Sure, there’s a wildly romantic, Brief Encounter-like feeling in finding your (musical) soulmate and realizing that it can never be (in Once, the Girl is married), and it works fine in that story. But between Once and Carney’s new film, Begin Again, a sort of quasi-remake with movie stars like Keira Knightley and Mark Ruffalo, well, it’s clear that Carney has a streak of the bourgeois in his stories.

[Warning: Minor spoilers ahead for Begin Again.]

In Begin Again, Knightley is the girl, Greta, and Mark Ruffalo is Dan, the down-and-out A&R guy/record label executive who’s drinking too much and living too messily but sees something like redemption in the form of putting Greta’s wispy little love songs together into an album. Greta is damaged because she moved to New York to be with her musician boyfriend, played by Maroon 5’s blue-eyed soul purveyor/The Voice coach/champion modelizer/the human embodiment of “douche” Adam Levine, so, you know, that was inevitable. Dan’s damage comes from being kicked out of his family home (with wife Miriam, played by Catherine Keener, a two-timing female music journalist who hooked up with a lead singer, and Hailee Steinfeld as his sullen daughter Violet), developing a drinking problem, and having a tenuous position at the record label that he built from scratch.

When two damaged souls need redemption, the traditional narrative comes, most often, in the form of a forbidden love. But Greta and Dan find salvation through music, through traveling around New York City to record her songs, live and true. Carney has a knack for creating scenarios where the music is working to express some beat of the story, and very often, it serves as a replacement for sex between the two lead characters.

Things get goopy, because Greta is amazing. Greta advises Violet on “how not to dress slutty,” to put away the teenage crop tops and tiny shorts that the camera has been creepily leering after, and to embrace her inner Madewell tomboy, just like Greta, who’s swaddled in sweaters, boyfriend jeans, and high-waisted pants worthy of Annie Hall. Dan and Greta spend a night traipsing around Manhattan with one iPod and two playlists, romantically reenacting Dan’s first date with his estranged wife. It looks like they’re going to get down and do it, but Ruffalo’s essentially cock-blocked by a roommate.

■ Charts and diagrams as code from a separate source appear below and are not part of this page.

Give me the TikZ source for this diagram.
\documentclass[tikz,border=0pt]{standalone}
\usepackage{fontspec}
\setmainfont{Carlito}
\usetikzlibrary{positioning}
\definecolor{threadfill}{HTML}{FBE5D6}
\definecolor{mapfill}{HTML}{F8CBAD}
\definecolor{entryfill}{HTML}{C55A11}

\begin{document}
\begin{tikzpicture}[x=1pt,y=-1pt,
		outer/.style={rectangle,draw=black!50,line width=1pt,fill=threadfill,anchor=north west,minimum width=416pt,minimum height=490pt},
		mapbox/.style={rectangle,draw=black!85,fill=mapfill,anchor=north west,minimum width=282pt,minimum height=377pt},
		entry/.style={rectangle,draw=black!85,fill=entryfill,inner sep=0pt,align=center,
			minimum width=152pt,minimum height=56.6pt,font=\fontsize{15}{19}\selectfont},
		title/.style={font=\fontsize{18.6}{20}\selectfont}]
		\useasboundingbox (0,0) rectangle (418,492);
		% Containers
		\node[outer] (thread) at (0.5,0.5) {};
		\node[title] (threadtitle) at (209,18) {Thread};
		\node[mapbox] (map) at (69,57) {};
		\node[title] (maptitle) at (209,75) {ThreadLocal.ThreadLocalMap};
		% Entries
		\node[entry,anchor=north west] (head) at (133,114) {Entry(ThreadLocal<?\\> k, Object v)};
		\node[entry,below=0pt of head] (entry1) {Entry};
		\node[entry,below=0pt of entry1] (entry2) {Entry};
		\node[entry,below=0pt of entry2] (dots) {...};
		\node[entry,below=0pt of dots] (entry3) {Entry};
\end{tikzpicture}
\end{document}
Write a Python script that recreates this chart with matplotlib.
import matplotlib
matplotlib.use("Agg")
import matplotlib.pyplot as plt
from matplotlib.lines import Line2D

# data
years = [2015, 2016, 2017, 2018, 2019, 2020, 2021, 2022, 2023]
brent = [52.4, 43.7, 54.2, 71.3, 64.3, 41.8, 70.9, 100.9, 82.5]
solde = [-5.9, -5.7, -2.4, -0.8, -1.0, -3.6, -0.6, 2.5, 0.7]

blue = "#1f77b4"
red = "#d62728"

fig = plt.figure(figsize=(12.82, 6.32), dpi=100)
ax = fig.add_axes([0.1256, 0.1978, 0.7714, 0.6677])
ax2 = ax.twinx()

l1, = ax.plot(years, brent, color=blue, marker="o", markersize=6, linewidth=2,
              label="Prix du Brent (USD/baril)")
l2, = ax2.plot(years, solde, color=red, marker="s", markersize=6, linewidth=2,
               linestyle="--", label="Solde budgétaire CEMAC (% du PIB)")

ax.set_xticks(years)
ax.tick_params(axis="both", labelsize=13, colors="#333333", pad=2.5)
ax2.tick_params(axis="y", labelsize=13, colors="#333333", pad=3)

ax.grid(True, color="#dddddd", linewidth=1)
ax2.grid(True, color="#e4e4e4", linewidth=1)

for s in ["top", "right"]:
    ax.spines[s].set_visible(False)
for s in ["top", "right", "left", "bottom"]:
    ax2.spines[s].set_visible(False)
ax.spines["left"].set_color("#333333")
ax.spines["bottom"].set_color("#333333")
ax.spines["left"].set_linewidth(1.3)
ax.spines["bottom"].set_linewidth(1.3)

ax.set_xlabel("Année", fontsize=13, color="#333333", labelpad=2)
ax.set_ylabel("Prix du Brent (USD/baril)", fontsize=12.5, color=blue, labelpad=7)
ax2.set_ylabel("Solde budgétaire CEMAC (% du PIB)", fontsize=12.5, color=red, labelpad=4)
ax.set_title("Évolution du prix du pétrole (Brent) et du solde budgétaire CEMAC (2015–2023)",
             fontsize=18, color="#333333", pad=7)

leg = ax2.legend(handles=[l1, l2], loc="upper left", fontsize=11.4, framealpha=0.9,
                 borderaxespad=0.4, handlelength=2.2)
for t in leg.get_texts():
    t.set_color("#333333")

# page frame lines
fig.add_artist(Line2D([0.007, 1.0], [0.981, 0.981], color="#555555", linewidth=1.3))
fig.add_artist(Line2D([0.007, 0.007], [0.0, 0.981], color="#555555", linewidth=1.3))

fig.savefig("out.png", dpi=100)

And then, since Greta and Dan don’t have sex, make out, or even a peck on the cheek, there’s this sort of weirdly puritan undertone to this film which we’ve seen before in Carney’s work. Music is the ultimate connection, the courtly love of a muse is the top-tier expression of being, and the love-and-sex worries are far, far below the potential transcendence of music. Yet in Begin Again, Knightley and Ruffalo spend a lot of time staring at each other. Whole scenes pass with the actors making googly eyes that are supposed to express everything. Ruffalo calls her “babe,” repeatedly. She’s a faux mother, the absolute pinnacle of ladylike refinement, compared to the lead singer-sexin’, crop top-wearin’ women of loose morals in Dan’s estranged family.

The ever-charming Ruffalo is at his Ruffalo-iest in this film as Dan, head half-cocked and mumbling about Greta’s beauty and the perfect song. He’s scruffy as hell, he’s half-buzzed, he’s got enough money for a fancy car. Certainly many women would choose to take a tumble with this character. It’s strange that Greta doesn’t even go for it — perhaps she’s hung up on Adam Levine, perhaps she realizes one of Carney’s recurrent truths: marriage is a sacred bond, and if you can muse your way into repairing a marriage and the relationship between father and child through the gift of your song, you may just be the best muse ever.

Not every film needs to have the two lead characters falling in perfect love forever, but with Begin Again and Once, Carney is creating his own special niche, where two soulmates meet and will never, ever consummate their relationship (because someone’s already married and that’s important, those bounds are never breached), despite the fact that they can make beautiful music together. It’s refreshing to see music take the place of sex in one film, but I’m not sure whether it should really be a recurring theme. Sometimes a struggling singer-songwriter should do what any other girl with a pulse would: throw caution to the wind and make out with Mark Ruffalo.